There are some days when I don’t think about what we & Clayton are missing, and I just think about how God had this all in his plan and that Clayton is in heaven, but other days, I just miss him, and think about what we had planned. This past weekend, while out and about I saw so many parents with their children, and I just thought, that COULD have been us, but its not. & that’s what makes me the saddest. I wanted that with him, with Clayton.  As time goes by, I am getting more comfortable with being in public, or talking with people, but I’m getting less comfortable with what we’re missing. I see other babies, whom are close to Clayton’s age, and I wonder if he’d be like them. If he’d be rolling -over? Or what size he’d be? We were with friends this weekend, and a neighbor of theirs was talking all about their new baby, newborn pictures, breast feeding, staying up all night, I had a moment, not in front of them, but silently I slipped away and just had my moment.

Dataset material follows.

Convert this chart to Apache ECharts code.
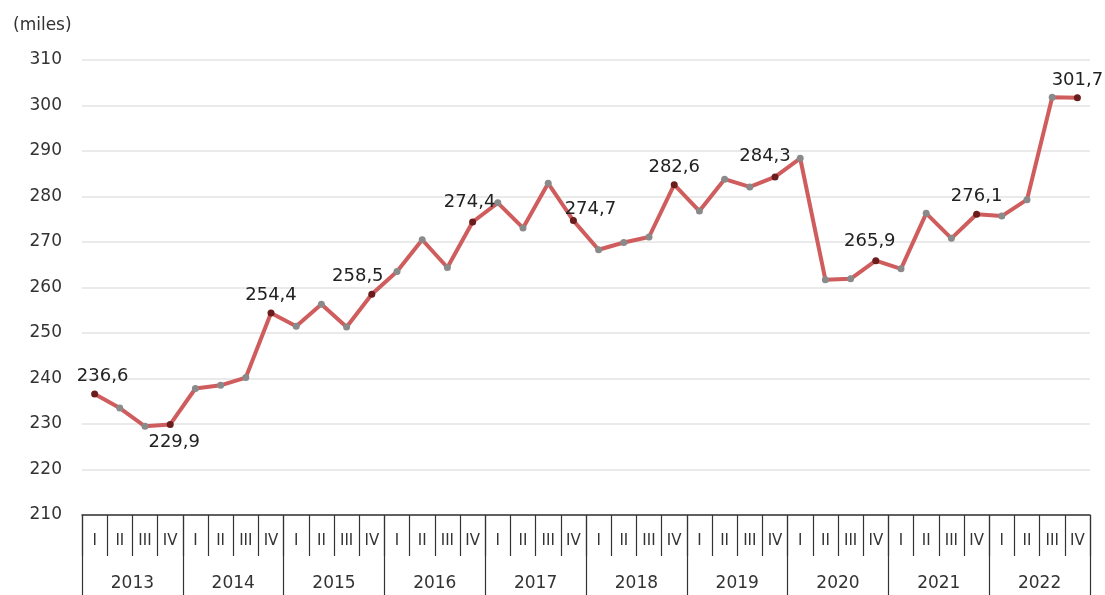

It wasn’t that I wasn’t happy that they were happy, I was. It was just that it was reminding me of what I DIDN’T have.
I know this is going to happen, for petes sakes there are pregnant ladies and babies EVERYWHERE  I turn, but it’s one of those things, I just can’t prepare myself on how to react, to sum it up, IT JUST SUCKS.

I just miss him, sometimes I just have to say it, some days are great, some days are good, some days just suck! 

”A part of you has grown in me. And so you see, it’s you and me together forever
and never apart, maybe in distance, but never in heart.”